Armstrong injured his right Achilles' tendon in the fourth quarter of Sunday's 38-14 victory over the Seattle Seahawks.
Raiders coach Jon Gruden said the 35-year-old pass-rush specialist would undergo surgery in the next few days.
''It's a great loss to our football team, not only as a premier pass rusher, but as a team captain and a very inspiring player,'' Gruden said. ''We'll miss him.''
Armstrong, a 13-year veteran, signed with the Raiders as a free agent in the offseason after getting a career-best 16.5 sacks with the Miami Dolphins last season.
He is third among active players with 98.5 career sacks. He's also president of the NFL Players Association.
Jamal Anderson blows out knee again, to miss rest of season
FLOWERY BRANCH, Ga. -- For the second time in three years, the Atlanta Falcons will have to play most of the season without Jamal Anderson.
Anderson, an All-Pro in 1998 when the Falcons reached the Super Bowl, learned Monday that he tore a ligament in left knee against the Arizona Cardinals.
He will require season-ending surgery, dealing a major blow to a Falcons team that collapsed in 1999 when Anderson went out with the same injury to his right knee.
The other players were stunned by the news as they arrived for a team meeting at the Falcons suburban training complex.
Mayor: 99 percent sure Super Bowl in New Orleans
NEW ORLEANS -- The mayor of New Orleans said Monday he was ''99 percent'' sure the Super Bowl would stay in that city based on a new offer the NFL made to an auto dealers' group.
David Hyatt, a spokesman for the National Automobile Dealers Association, said the proposal would be considered during a conference call Tuesday with the group's governing board.
''I feel this is the first time we've made definite progress toward a solution,'' he said.
Terms were not released, but NADA wanted the NFL to cover its multimillion-dollar expenses and losses of shifting its convention, which was blocking a Feb. 3 Super Bowl.
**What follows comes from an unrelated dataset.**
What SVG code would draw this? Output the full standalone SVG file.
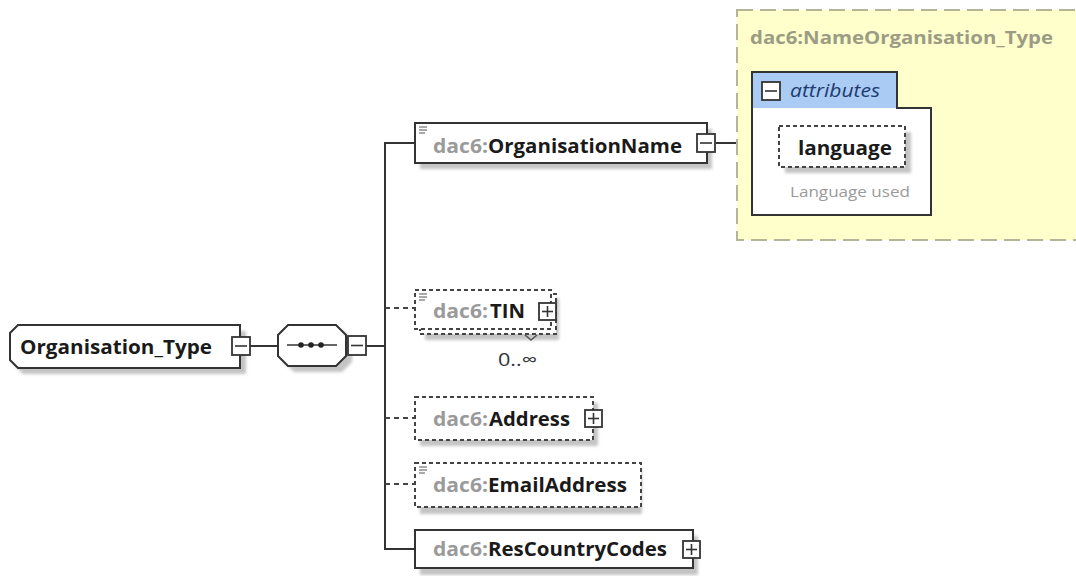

The Super Bowl had been scheduled for New Orleans on Jan. 27, but the NFL wants to delay the playoffs a week because of the week it took off.
after the Sept. 11 attacks in New York and Washington.
Mayor Marc Morial said he talked to NFL commissioner Paul Tagliabue twice on Monday and ''he indicated they were very close'' to a deal.
''I'm 99 percent certain that the Super Bowl will stay in New Orleans,'' Morial said at a news conference. ''There are still details that are to be worked out, but my feeling is very good about this situation.''
''In the past 24 hours, our fortunes have turned 180 degrees in the positive,'' he said.
A switch with the auto dealers involves arrangements with hundreds of exhibitors and thousands of delegates, all of whom have reservations and schedules in place.
On Sunday, Tagliabue said Giants Stadium in New Jersey was under consideration for the title game as a way to help New York recover from the terrorist attacks. The NFL was also considering Los Angeles, Tampa and Miami.
Tagliabue also said he was still exploring the possibility of an accelerated playoff system that would keep the Super Bowl in New Orleans on its scheduled date.
The shortened playoff format would mean games on the Wednesday following the final Sunday of the season, which is now scheduled for Jan. 6.
The NFL also could reduce playoff teams from 12 to eight and play the normal schedule, which would culminate with the Super Bowl on its scheduled date.